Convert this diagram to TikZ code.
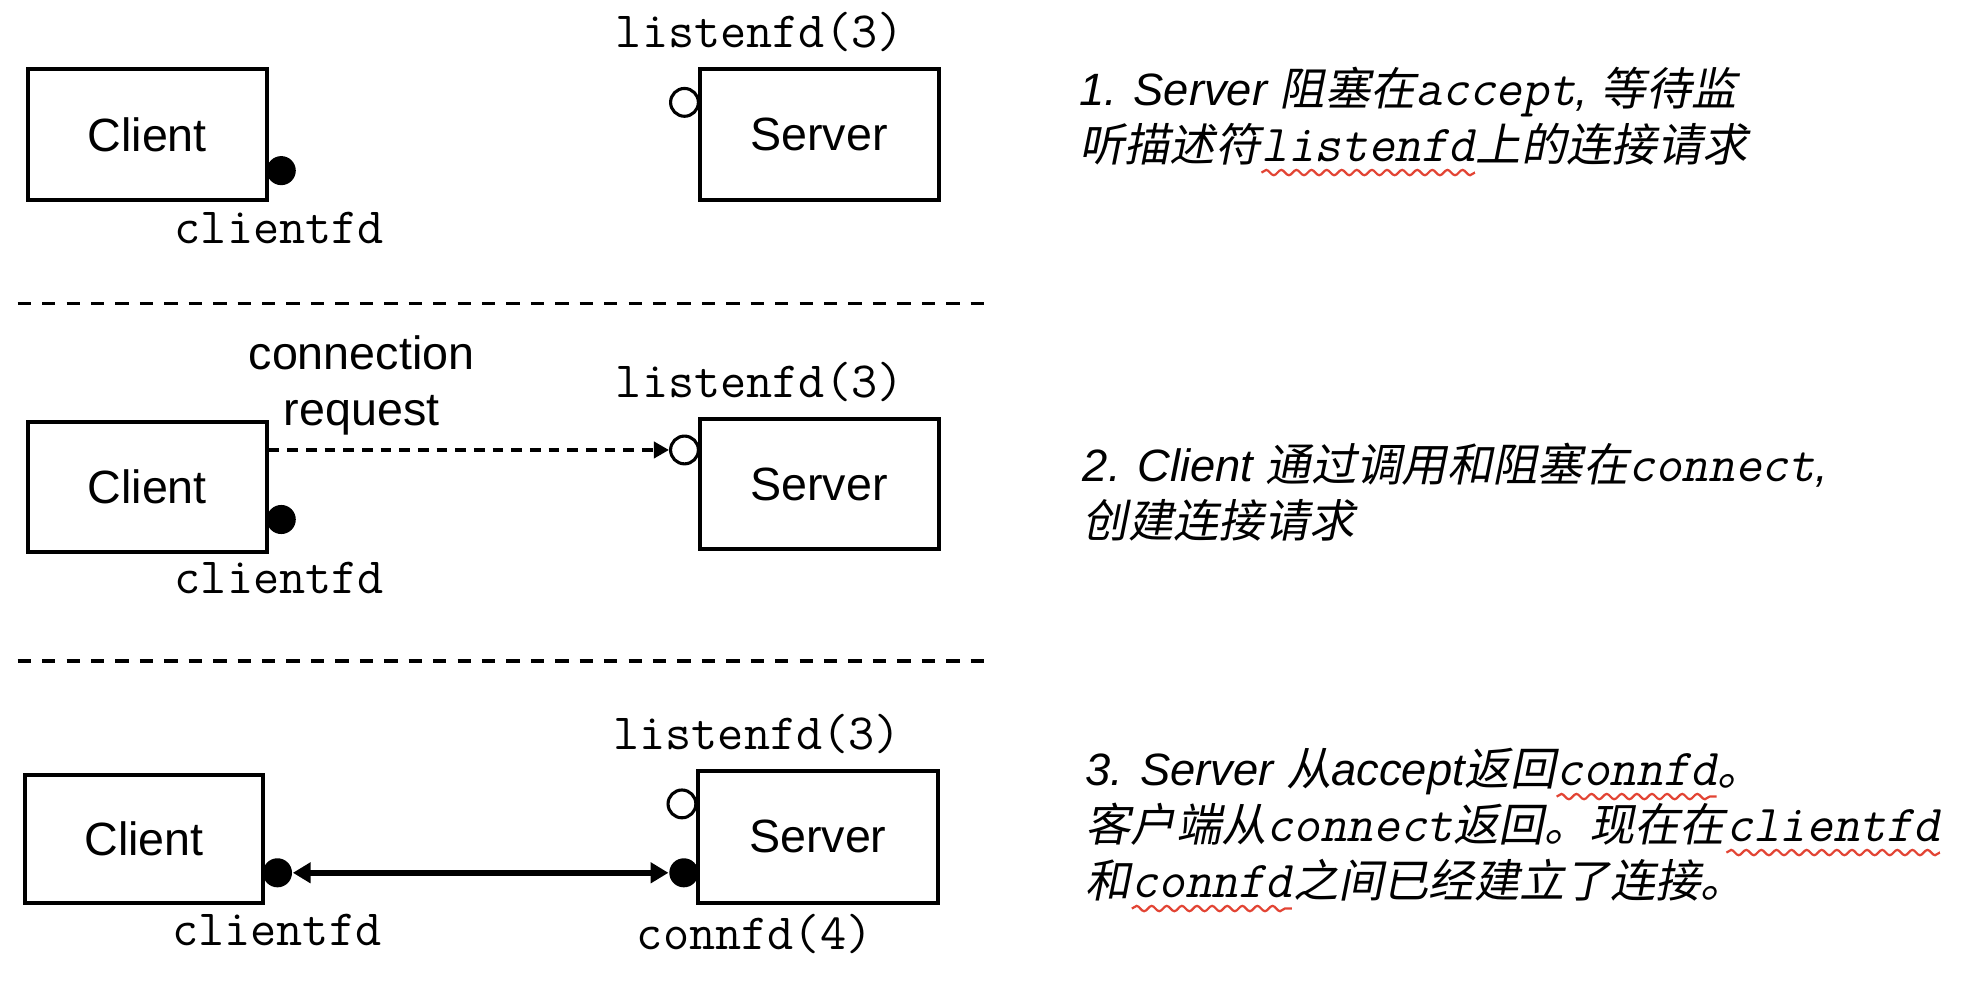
\documentclass[tikz,border=0pt]{standalone}
\usepackage{fontspec}
\setmainfont{Liberation Sans}
\setmonofont[Scale=1.143]{Latin Modern Mono}
\newfontfamily\codefont[Scale=1.143,FakeSlant=0.2]{Latin Modern Mono}
\newfontfamily\zhfont[FakeSlant=0.2]{Noto Sans CJK SC}
\usetikzlibrary{arrows.meta,decorations.pathmorphing}
\definecolor{spellred}{RGB}{226,68,52}

\newcommand{\zh}[1]{{\zhfont\upshape #1}}
\newcommand{\code}[1]{{\codefont\upshape #1}}
\newcommand{\wavy}[1]{\tikz[baseline=(wv.base)]{\node[inner sep=0pt,outer sep=0pt] (wv) {\code{#1}};
    \draw[spell] ([yshift=-2.4pt]wv.base west) -- ([yshift=-2.4pt]wv.base east);}}

\begin{document}
\begin{tikzpicture}[
font=\fontsize{10.5}{12.5}\selectfont,
host/.style={draw,line width=0.9pt,minimum width=1.89cm,minimum height=1.03cm,inner sep=0pt},
sock/.style={circle,fill=black,minimum size=0.23cm,inner sep=0pt},
lsock/.style={circle,draw,line width=0.7pt,fill=white,minimum size=0.22cm,inner sep=0pt},
fd/.style={font=\ttfamily\fontsize{10}{12}\selectfont,inner sep=0pt},
note/.style={anchor=west,align=left,inner sep=0pt,font=\fontsize{10.2}{12.6}\selectfont\itshape},
divider/.style={line width=0.8pt,dash pattern=on 3pt off 2.5pt},
request/.style={line width=0.9pt,dash pattern=on 2.4pt off 1.8pt,-{Triangle[length=3.4pt,width=3.6pt]}},
link/.style={line width=1.3pt,{Triangle[length=4pt,width=4.5pt]}-{Triangle[length=4pt,width=4.5pt]}},
spell/.style={draw=spellred,line width=0.5pt,decorate,decoration={snake,amplitude=0.6pt,segment length=3.4pt}}
]
    \useasboundingbox (0,0) rectangle (15.68,7.86);

    % Step 1: server waits in accept
    \node[host] (client1) at (1.165,6.795) {Client};
    \node[host] (server1) at (6.48,6.795) {Server};
    \node[sock] (cfd1) at (2.225,6.51) {};
    \node[lsock] (lfd1) at (5.415,7.05) {};
    \node[fd] (cfdlabel1) at (2.21,6.06) {clientfd};
    \node[fd] (lfdlabel1) at (6.01,7.61) {listenfd(3)};
    \node[note] (step1) at (8.53,6.895)
        {1. Server \zh{阻塞在}\code{accept}, \zh{等待监}\\\zh{听描述符}\wavy{listenfd}\zh{上的连接请求}};

    \draw[divider] (0.14,5.46) -- (7.80,5.46);

    % Step 2: client sends a connection request
    \node[host] (client2) at (1.165,4.005) {Client};
    \node[host] (server2) at (6.48,4.03) {Server};
    \node[sock] (cfd2) at (2.225,3.75) {};
    \node[lsock] (lfd2) at (5.415,4.30) {};
    \node[fd] (cfdlabel2) at (2.21,3.29) {clientfd};
    \node[fd] (lfdlabel2) at (6.01,4.84) {listenfd(3)};
    \node[align=center,inner sep=0pt] (reqlabel) at (2.86,4.81) {connection\\request};
    \draw[request] (client2.east |- lfd2) -- (lfd2.west);
    \node[note] (step2) at (8.56,3.97)
        {2. Client \zh{通过调用和阻塞在}\code{connect},\\\zh{创建连接请求}};

    \draw[divider] (0.14,2.63) -- (7.80,2.63);

    % Step 3: connection established
    \node[host,minimum width=1.88cm,minimum height=1.01cm] (client3) at (1.14,1.225) {Client};
    \node[host,minimum width=1.90cm,minimum height=1.04cm] (server3) at (6.47,1.24) {Server};
    \node[sock] (cfd3) at (2.195,0.955) {};
    \node[lsock] (lfd3) at (5.395,1.50) {};
    \node[sock] (connfd3) at (5.41,0.955) {};
    \draw[link] (cfd3) -- (connfd3);
    \node[fd] (cfdlabel3) at (2.19,0.50) {clientfd};
    \node[fd] (lfdlabel3) at (5.99,2.05) {listenfd(3)};
    \node[fd] (connlabel3) at (5.97,0.47) {connfd(4)};
    \node[note] (step3) at (8.58,1.29)
        {3. Server \zh{从}accept\zh{返回}\wavy{connfd}\zh{。}\\\zh{客户端从}\code{connect}\zh{返回。现在在}\wavy{clientfd}\\\zh{和}\wavy{connfd}\zh{之间已经建立了连接。}};

\end{tikzpicture}
\end{document}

..........

Written task: Copy nothing but the lines from the top of the data down to the line containing "(0,0) rectangle (15.68,7.86);", and leave the pictures out.

Worked solution:
Convert this diagram to TikZ code.
\documentclass[tikz,border=0pt]{standalone}
\usepackage{fontspec}
\setmainfont{Liberation Sans}
\setmonofont[Scale=1.143]{Latin Modern Mono}
\newfontfamily\codefont[Scale=1.143,FakeSlant=0.2]{Latin Modern Mono}
\newfontfamily\zhfont[FakeSlant=0.2]{Noto Sans CJK SC}
\usetikzlibrary{arrows.meta,decorations.pathmorphing}
\definecolor{spellred}{RGB}{226,68,52}

\newcommand{\zh}[1]{{\zhfont\upshape #1}}
\newcommand{\code}[1]{{\codefont\upshape #1}}
\newcommand{\wavy}[1]{\tikz[baseline=(wv.base)]{\node[inner sep=0pt,outer sep=0pt] (wv) {\code{#1}};
    \draw[spell] ([yshift=-2.4pt]wv.base west) -- ([yshift=-2.4pt]wv.base east);}}

\begin{document}
\begin{tikzpicture}[
font=\fontsize{10.5}{12.5}\selectfont,
host/.style={draw,line width=0.9pt,minimum width=1.89cm,minimum height=1.03cm,inner sep=0pt},
sock/.style={circle,fill=black,minimum size=0.23cm,inner sep=0pt},
lsock/.style={circle,draw,line width=0.7pt,fill=white,minimum size=0.22cm,inner sep=0pt},
fd/.style={font=\ttfamily\fontsize{10}{12}\selectfont,inner sep=0pt},
note/.style={anchor=west,align=left,inner sep=0pt,font=\fontsize{10.2}{12.6}\selectfont\itshape},
divider/.style={line width=0.8pt,dash pattern=on 3pt off 2.5pt},
request/.style={line width=0.9pt,dash pattern=on 2.4pt off 1.8pt,-{Triangle[length=3.4pt,width=3.6pt]}},
link/.style={line width=1.3pt,{Triangle[length=4pt,width=4.5pt]}-{Triangle[length=4pt,width=4.5pt]}},
spell/.style={draw=spellred,line width=0.5pt,decorate,decoration={snake,amplitude=0.6pt,segment length=3.4pt}}
]
    \useasboundingbox (0,0) rectangle (15.68,7.86);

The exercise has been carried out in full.